序言
威爾斯民間流傳一則故事,說有交戰中的兩個國王下著棋,而他們的軍隊就在附近廝殺。每當某個國王吃掉一個子,信使就來通知另一個國王他失去了一員大將或一支精銳部隊。最後當某個國王「將死」對方,渾身是血的信使搖搖晃晃走來向敗北的國王稟報:「我軍大敗潰退,陛下已經失去了您的王國!」
這個故事所以奇特,在於它蘊涵著心電感應、神靈通使和戰爭遊戲化等創意訊息,而為其他文本所罕見。故事本身固然是略帶荒誕性質,但我們也不必追問那是如何可能的;反倒要為它所顯現「當場無硝煙」的生死對奕,致上幾分敬意,畢竟它已超出一般世事經營的太多。
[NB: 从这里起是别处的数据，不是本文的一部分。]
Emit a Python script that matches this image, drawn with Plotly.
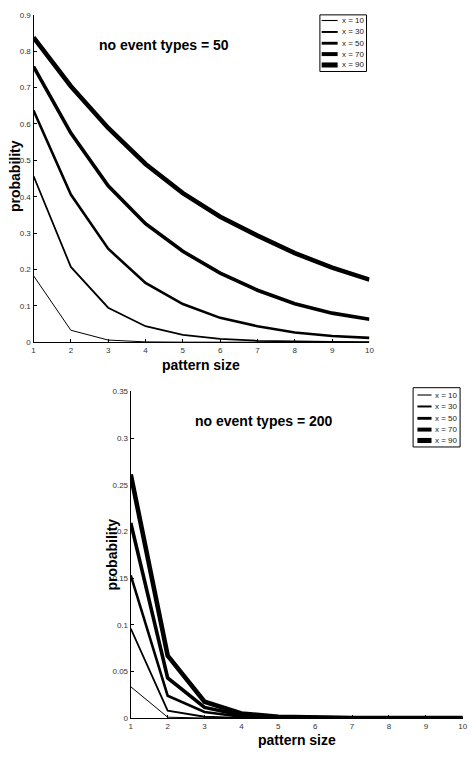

就是因為有這類高明的決戰典範在列,所以我們在面對或應付事物時也有如爭鬥的苦況,自然就不妨據此而研思超卓的法則,既能有成就來自我安慰,又能減少人生的損耗,不啻是經驗可珍且餘情可感,而此去一路風光,再美好也不過。這總說是生命的解脫,而解脫則需要智慧。
對於解脫智慧的生成,不敢說沒有命定成分。但如果要把它全然歸諸命定,那麼人的主體潛能和力學奮進等現象就會無處掛搭,想必不是常理所能容受。好比范縝跟南齊竟陵王子良辯論因果所說的「人之生,譬如一樹花,同發一枝,俱一開蒂。隨風而墜,自有拂簾幌,墜於茵席之上;自有關籬牆,落於糞溷之側。墜茵席者,殿下是也;落糞溷者,下官是也。貴賤雖復殊途,因果竟在何處」,這表面是在反世俗因果論,實際卻是自己又製造了另一種因果論,命定觀依然濃厚。這種命定觀,一方面否定現世機遇晉身的可能性,另一方面也見棄了他世形勢翻轉的運會,都不算是好說詞。因此,講解脫,就得一併肯定我們能够蘊蓄相關的智慧,才會看見前面的坦途。
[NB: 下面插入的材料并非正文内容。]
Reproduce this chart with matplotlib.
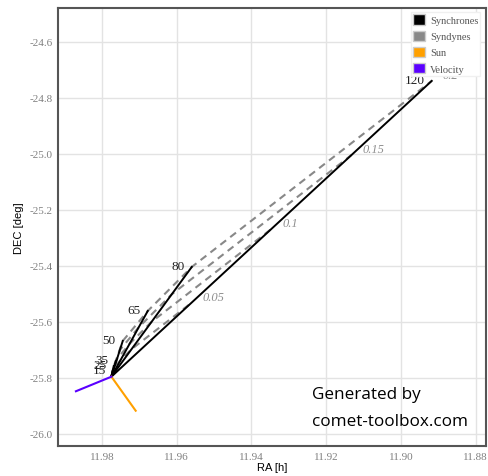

從解脫計慮到實質解脫的歷程,在通達上遲速不一。識見佳的人,很快就能上路往前直奔;相對的,識見不佳的人,只好一再的等待而延誤契機。當中的關鍵,就在於自己能否分辨所要解脫的屬性,以及如何置身於眼前的環境和怎樣發用各種先備的經驗等,這些在在都會考驗著一個人是否有機緣走上解脫路。
有個故事說,一天黃昏,澳洲某處海灘,有位老先生拄著拐杖在散步,遇見一名小女孩。他看到她不斷撿起沙灘上的東西往海裏扔,不禁好奇地問;「小妹妹,你在打水漂嗎?」小女孩回答;「不是,我發現沙灘上有好多海星,擔心明天一早太陽出來,牠們會被曬死,所以把牠們送回海裏。」這位老人聽後,笑笑的說:「你別傻了。這條海岸有多長,海星有多少,憑你一個人怎麼可能救活所有的海星?」但小女孩並沒有理會,她又撿起一隻海星拋入海中,然後說:「我知道我不可能救活所有的海星,但我知道當我撿起這一隻海星丟進海裏的時候,我已經改變了牠的命運。」這很受一些熱中世道者的喜愛,將它引來鼓勵大家要向那名小女孩一樣當個社會的發光體。但我們看小女孩的行為卻有很多疑點:首先,海星爬上海灘,只是為了透氣,等漲潮牠們就會返回海底,根本不必為牠們的生死憂慮。其次,隨意撿起海星向海裏擲去,這不但剝奪牠們漫步遊逛的樂趣,還可能嚴重摔傷牠們。再次,當事人做了一件吃力不討好的事,卻自以為功德無量,倘若推擴開來大家紛紛稟此習性到處干涉世事,那麼所會橫遭強迫改變卻又頹敗不可收拾的情況一定不少。這都原是以一己私意輕易壞事的結果,豈能將它奉為圭臬而勤加仿效?
其實,這正是西方創造觀型文化所蘊不當成神解脫的演出縮影,渾然不知這世上還有東方緣起觀型文化所見體證佛和氣化觀型文化所見依仁合道的解脫形態,它們都不務此過度涉入或干預世道,比較可以緩和人間的衝突和對萬物的暴力支配。而這在當今全世界一體西化的畸形混亂關卡,更有待予以召喚來重整出發,以挽救生態和人命的危機。
此外,還有連帶的解脫智慧得隨著探取研練。它所分布要應驗的,包括克服死亡的憂慮、消除靈異仿生的恐懼、因應功名的引誘、善於對待錢財、了卻愛欲的煩惱、解開親情的困局、應對另類塵世急迫感、撥除靈療的迷霧、搬開全球化的絆腳石、解除最新的生態災難、有效應付知識的增加、跨世承擔倫理道德、昇華美感為解脫生命另一蘄向和熟悉解脫後還要再解脫等。這樣揉融勤快的行去,最後不著實解脫也很難。
我以一個困知勉行且略有心得者的身分,前包後夾的發踪細論相關解脫智慧的課題,用意也無非想看到紛亂如麻的世事能因大家的努力,匯集成果而逐漸使它秩序化;同時對於個別人的安身立命,也因有高格自理能耐而日漸昇華美化。因此,書的篇幅雖然不算長到可以再多統括一些旁衍的隱微課題,但關係生命解脫所該具有的智慧大體上已盡力備列了,無妨同好可以就近汲引參鏡,以便有利於自己人生的開展。